Un gatto di nome Ulisse torna a casa dopo un lungo viaggio, mentre il musicista folk Llewyn Davis gira in tondo, senza riuscire ad andare da nessuna parte e restando talvolta incastrato in corridoi strettissimi che conducono a porte chiuse. In queste due immagini c’è gran parte di A proposito di Davis, ultima fatica dei fratelli Joel ed Ethan Coen, forse gli unici cineasti contemporanei capaci di mettere in scena con eleganza e semplicità ciò che in mano ad altri sembrerebbe pretenzioso e forzato.
Siamo a fine anni Cinquanta, nel Greenwich Village, durante il revival folk che ha fatto da incubatore per l’avvento di Bob Dylan. Il protagonista è un personaggio di finzione ispirato al cantautore Dave Van Ronk e anche questa scelta era a rischio di spocchia, del tipo “avremmo potuto concentrarci su un nome noto al grande pubblico come Dylan e invece preferiamo pescarne uno che pochissimi conoscono”.

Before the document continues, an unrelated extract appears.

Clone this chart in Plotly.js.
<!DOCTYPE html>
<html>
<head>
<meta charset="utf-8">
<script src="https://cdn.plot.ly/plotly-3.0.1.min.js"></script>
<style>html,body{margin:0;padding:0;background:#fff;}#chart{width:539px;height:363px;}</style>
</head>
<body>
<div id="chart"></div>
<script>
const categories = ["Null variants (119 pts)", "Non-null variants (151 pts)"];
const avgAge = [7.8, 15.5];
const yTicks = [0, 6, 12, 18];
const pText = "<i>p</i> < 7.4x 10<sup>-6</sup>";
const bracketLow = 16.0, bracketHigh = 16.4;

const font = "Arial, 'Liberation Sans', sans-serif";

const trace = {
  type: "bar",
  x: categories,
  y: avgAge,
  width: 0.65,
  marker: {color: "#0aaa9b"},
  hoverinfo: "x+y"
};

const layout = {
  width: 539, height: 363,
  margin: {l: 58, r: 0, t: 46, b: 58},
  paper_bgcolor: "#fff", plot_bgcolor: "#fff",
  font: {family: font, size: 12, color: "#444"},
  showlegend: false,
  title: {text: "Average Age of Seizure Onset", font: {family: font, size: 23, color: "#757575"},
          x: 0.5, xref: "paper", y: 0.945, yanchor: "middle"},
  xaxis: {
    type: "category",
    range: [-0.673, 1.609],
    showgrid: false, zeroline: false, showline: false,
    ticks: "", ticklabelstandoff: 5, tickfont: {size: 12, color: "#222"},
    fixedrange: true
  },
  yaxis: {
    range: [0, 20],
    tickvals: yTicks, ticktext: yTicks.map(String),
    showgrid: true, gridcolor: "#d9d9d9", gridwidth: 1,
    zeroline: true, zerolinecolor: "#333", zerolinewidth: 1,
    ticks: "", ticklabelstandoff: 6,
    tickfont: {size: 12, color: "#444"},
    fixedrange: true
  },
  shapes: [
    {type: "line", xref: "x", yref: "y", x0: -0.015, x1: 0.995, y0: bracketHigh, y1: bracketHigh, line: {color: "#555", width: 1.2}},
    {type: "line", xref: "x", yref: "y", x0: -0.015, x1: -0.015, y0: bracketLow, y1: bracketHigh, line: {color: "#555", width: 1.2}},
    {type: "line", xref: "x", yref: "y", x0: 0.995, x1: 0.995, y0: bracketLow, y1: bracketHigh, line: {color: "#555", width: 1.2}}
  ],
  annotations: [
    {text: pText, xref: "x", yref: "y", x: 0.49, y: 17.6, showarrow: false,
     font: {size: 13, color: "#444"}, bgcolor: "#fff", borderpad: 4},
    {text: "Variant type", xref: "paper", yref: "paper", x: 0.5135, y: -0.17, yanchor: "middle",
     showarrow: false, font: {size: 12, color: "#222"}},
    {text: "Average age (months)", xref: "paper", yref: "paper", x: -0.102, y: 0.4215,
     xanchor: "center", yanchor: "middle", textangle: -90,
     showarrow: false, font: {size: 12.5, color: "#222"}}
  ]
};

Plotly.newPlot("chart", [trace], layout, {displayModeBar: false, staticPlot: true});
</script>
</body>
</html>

Scegliere Dylan non avrebbe avuto senso, però, perché i Coen vogliono raccontarci la storia di un fallimento. La domanda che aleggia, restando senza risposta, è: Davis è bravo abbastanza da meritare il successo? Confesso di non conoscere il folk abbastanza per dirlo, a parte notare che l’attore Oscar Isaac è pazzesco: esegue tutto dal vivo, in presa diretta. Ma se penso ai segni filmici mi vengono in mente due cose. La prima è che, quando canta, i Coen lo riprendono con affetto e delicatezza, restando incollati al suo viso e spesso isolandolo dal contesto, come se tutto ciò che lo circonda non contasse nulla e la sua voce, le sue emozioni, bastassero a costruire un mondo. Il giudizio della macchina da presa è chiaro: Davis è bravo, molto.
Quando però la cinepresa si sposta sul pubblico le cose cambiano. Gli spettatori del Gaslight Café, storico locale del Greenwich Village, non sembrano gradirlo più di altri musicisti che calcano il medesimo palco. E quando arriva il provino che può fare la differenza, la reazione del manager Bud Grossman (F. Murray Abraham) è sconfortante. Senza contare quella del padre di Davis, che però è malato e dunque conta solo fino a un certo punto.

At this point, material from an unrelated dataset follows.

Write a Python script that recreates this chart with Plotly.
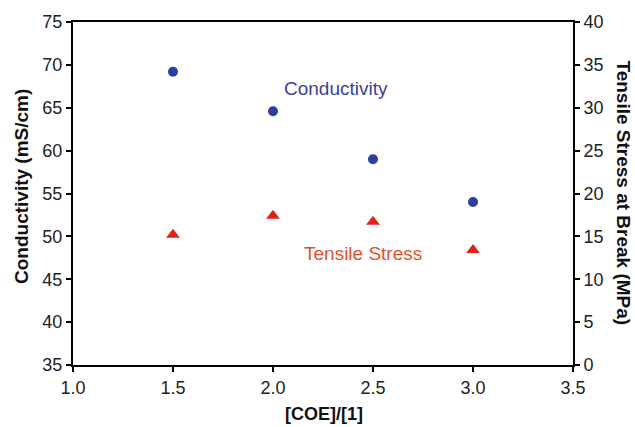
import plotly.graph_objects as go

x_vals = [1.5, 2.0, 2.5, 3.0]
conductivity = [69.2, 64.6, 59.0, 54.0]
tensile_stress = [15.2, 17.4, 16.7, 13.4]

x_ticks = [1.0, 1.5, 2.0, 2.5, 3.0, 3.5]
y_ticks = [35, 40, 45, 50, 55, 60, 65, 70, 75]
y2_ticks = [0, 5, 10, 15, 20, 25, 30, 35, 40]

FONT = "Liberation Sans, Arial, sans-serif"

fig = go.Figure()
fig.add_trace(go.Scatter(x=x_vals, y=conductivity, mode="markers",
                         marker=dict(symbol="circle", size=10, color="#2c3e9e"),
                         name="Conductivity", yaxis="y"))
fig.add_trace(go.Scatter(x=x_vals, y=tensile_stress, mode="markers",
                         marker=dict(symbol="triangle-up", size=12, color="#e0201b"),
                         name="Tensile Stress", yaxis="y2"))

axis_common = dict(showline=True, linecolor="black", linewidth=2, ticks="outside",
                   ticklen=5, tickwidth=1.5, tickcolor="black", showgrid=False,
                   zeroline=False, tickfont=dict(family=FONT, size=18, color="#222"))

fig.update_layout(
    width=635, height=427,
    margin=dict(l=73, r=62, t=22, b=62),
    paper_bgcolor="white", plot_bgcolor="white",
    showlegend=False,
    xaxis=dict(range=[1.0, 3.5], tickvals=x_ticks, ticktext=[f"{v:.1f}" for v in x_ticks],
               mirror=True, **axis_common),
    yaxis=dict(range=[35, 75], tickvals=y_ticks, **axis_common),
    yaxis2=dict(range=[0, 40], tickvals=y2_ticks, overlaying="y", side="right",
                **axis_common),
    annotations=[
        dict(text="<b>[COE]/[1]</b>", x=0.502, y=-0.142, xref="paper", yref="paper",
             showarrow=False, yanchor="middle", font=dict(family=FONT, size=18, color="#111")),
        dict(text="<b>Conductivity (mS/cm)</b>", x=-0.102, y=0.519, xref="paper", yref="paper",
             showarrow=False, textangle=-90, xanchor="center", yanchor="middle",
             font=dict(family=FONT, size=19, color="#111")),
        dict(text="<b>Tensile Stress at Break (MPa)</b>", x=1.102, y=0.503, xref="paper", yref="paper",
             showarrow=False, textangle=90, xanchor="center", yanchor="middle",
             font=dict(family=FONT, size=19, color="#111")),
        dict(text="Conductivity", x=2.3125, y=67.3, xref="x", yref="y", showarrow=False,
             font=dict(family=FONT, size=19, color="#3b3fa0")),
        dict(text="Tensile Stress", x=2.45, y=48.0, xref="x", yref="y", showarrow=False,
             font=dict(family=FONT, size=19, color="#e4502f")),
    ],
)

fig.write_html("out.html")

David è dunque bravo, forse, ma questo non è sufficiente. Se fossimo di fronte a quel tipo di cinema che fa del lieto fine la sua ragione d’essere, allora apparirebbe uno sconosciuto che comprenderebbe le qualità di David e si paleserebbe come un importante manager, pronto a spalancargli le porte del successo. A proposito di Davis ha il suo sconosciuto, ma è uno che tira pugni fenomenali e lascia il nostro protagonista a terra, in un vicolo che ricorda tanto i corridoi stretti di cui parlavo all’inizio. E che per di più apre e chiude la pellicola, complice la struttura circolare della sceneggiatura.
C’è un ulteriore elemento che va messo nel calderone. Non è escluso che la sorte di Davis dipenda dal suo carattere difficile e poco empatico, oltre che da una buona dose di sfortuna. La bella Jean (Carey Mulligan) lo dice senza mezzi termini: «Everything you touch turns to shit. Like King Midas’s idiot brother» (Tutto quello che tocchi si trasforma in merda, manco fossi il fratello stupido di re Mida).
Quando però compare il jazzista Roland Turner (John Goodman), le carte si rimescolano, perché è chiaro che nel suo caso il carattere spigoloso non ha allontanato il successo.
Dunque? Dunque niente, questo è un film dei fratelli Coen ed è normale che la complessità dell’essere umano resti tale, senza semplificazioni utili magari a un certo tipo di narrazione (il lieto-fine-movie) ma inesorabilmente finte. Ed è proprio il personaggio di Carey Mulligan a confermarlo in modo mirabile: angelica sul palco, feroce con Davis, tutte e due le cose insieme perché le persone sono contraddittorie.
Quando i Coen si esprimono al meglio, come in questo caso, i loro personaggi sono quotidiani in modo incredibilmente naturale, come se non fossero il risultato di un attento lavoro di scrittura, ma una registrazione fedele dell’esistente. Allo stesso modo, un impianto registico e narrativo estremamente sofisticato, vedi gatti e corridoi e vicoli, si presenta allo spettatore con una naturalezza sorprendente. Come se fosse facile. Che poi è proprio questo il cuore di un grande film, far sembrare semplice e spontaneo ciò che in realtà è difficile e costruito.